## MATERIAL FOR THIS TASK

--- begin ---

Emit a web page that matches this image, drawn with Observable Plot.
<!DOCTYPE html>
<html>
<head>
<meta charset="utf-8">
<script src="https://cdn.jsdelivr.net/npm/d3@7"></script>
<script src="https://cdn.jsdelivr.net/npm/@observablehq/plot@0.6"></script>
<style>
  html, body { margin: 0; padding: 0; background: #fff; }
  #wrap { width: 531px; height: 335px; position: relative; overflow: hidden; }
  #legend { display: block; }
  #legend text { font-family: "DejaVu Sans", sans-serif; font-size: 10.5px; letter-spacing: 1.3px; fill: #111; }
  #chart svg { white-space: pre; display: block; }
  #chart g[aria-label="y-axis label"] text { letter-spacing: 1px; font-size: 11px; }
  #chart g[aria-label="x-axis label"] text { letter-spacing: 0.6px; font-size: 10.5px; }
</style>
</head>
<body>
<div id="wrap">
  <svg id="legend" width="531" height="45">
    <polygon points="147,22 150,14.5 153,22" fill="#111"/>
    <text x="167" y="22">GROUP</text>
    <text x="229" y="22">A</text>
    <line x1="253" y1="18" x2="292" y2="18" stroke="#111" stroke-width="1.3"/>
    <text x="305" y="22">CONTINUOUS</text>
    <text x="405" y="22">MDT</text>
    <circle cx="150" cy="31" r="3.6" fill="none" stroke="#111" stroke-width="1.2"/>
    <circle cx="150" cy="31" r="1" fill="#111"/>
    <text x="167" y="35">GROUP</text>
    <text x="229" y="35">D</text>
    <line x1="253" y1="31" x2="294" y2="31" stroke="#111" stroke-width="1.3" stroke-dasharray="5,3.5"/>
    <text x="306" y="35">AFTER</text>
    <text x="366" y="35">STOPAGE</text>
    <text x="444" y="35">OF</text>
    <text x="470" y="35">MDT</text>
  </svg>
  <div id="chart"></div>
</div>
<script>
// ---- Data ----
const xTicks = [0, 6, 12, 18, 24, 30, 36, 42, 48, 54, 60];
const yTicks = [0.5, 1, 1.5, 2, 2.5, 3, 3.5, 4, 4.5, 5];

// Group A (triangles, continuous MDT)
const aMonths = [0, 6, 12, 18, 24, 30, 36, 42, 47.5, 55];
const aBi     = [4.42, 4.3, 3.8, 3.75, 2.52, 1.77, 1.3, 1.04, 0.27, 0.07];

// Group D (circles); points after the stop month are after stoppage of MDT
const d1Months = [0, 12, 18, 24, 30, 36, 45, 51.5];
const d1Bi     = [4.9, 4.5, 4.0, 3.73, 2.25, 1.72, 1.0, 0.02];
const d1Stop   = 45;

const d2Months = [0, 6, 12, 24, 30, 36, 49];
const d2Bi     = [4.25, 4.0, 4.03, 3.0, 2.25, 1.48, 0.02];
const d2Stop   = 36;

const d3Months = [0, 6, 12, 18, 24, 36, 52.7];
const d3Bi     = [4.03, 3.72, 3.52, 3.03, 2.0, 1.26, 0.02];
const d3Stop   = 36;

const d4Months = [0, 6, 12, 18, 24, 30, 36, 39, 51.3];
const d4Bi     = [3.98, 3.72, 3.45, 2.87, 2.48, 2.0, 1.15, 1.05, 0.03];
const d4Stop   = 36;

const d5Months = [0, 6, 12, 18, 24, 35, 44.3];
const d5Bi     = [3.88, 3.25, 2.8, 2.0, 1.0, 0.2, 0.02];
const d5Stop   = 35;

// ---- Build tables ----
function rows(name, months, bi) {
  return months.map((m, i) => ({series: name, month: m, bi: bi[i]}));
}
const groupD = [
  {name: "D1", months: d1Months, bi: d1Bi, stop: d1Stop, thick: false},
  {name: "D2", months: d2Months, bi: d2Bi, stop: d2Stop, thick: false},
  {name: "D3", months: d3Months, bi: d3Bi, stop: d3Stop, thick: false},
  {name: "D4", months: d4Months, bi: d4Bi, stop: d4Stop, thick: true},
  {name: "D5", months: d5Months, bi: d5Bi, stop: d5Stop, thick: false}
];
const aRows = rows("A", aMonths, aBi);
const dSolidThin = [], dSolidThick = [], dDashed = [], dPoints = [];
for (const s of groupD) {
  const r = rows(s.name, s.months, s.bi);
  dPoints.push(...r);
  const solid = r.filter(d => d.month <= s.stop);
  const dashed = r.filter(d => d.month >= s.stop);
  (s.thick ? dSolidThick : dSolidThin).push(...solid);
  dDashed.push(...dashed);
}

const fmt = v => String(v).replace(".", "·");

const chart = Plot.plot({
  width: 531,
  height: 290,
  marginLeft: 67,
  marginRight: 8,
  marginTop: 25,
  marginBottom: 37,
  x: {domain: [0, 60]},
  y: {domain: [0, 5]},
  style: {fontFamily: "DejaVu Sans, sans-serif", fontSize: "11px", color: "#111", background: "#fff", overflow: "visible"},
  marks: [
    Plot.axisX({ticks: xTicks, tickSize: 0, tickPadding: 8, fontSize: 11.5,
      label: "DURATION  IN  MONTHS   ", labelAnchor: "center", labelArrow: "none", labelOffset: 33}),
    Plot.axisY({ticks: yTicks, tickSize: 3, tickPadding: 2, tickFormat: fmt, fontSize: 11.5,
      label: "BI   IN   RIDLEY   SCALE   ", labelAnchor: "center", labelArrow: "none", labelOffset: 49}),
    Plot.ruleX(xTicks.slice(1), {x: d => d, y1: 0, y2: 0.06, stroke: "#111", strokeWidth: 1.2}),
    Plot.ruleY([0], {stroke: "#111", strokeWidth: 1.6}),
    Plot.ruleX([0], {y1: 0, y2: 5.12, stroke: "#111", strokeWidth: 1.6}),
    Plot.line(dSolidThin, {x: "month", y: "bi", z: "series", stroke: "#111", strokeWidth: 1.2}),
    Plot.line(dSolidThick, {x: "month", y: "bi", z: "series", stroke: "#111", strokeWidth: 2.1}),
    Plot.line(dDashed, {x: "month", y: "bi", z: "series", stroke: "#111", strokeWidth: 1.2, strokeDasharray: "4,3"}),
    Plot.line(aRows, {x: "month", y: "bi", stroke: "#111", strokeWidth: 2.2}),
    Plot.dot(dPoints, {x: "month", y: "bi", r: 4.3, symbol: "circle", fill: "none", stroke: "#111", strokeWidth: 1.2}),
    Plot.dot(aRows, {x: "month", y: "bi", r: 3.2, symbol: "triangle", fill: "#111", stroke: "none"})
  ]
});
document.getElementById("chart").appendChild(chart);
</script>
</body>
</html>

--- end ---
--- begin ---

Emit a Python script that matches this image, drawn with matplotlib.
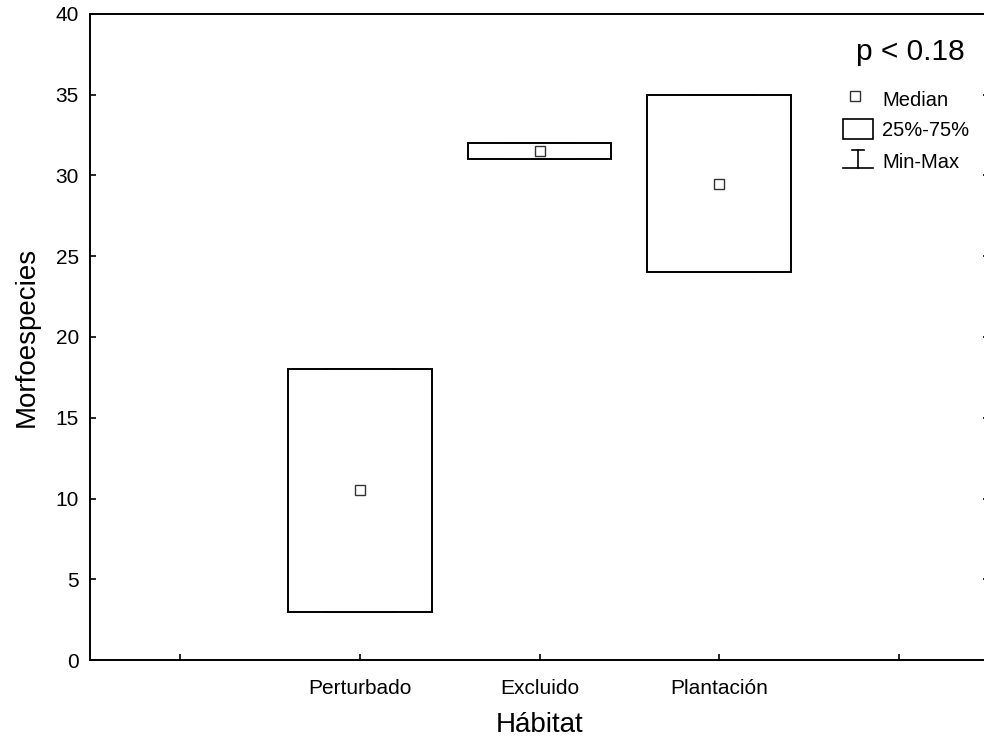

--- end ---

## AIM OF THE TASK
Write the number of lines containing the word "script" and nothing besides it.

## WRITTEN SOLUTION
5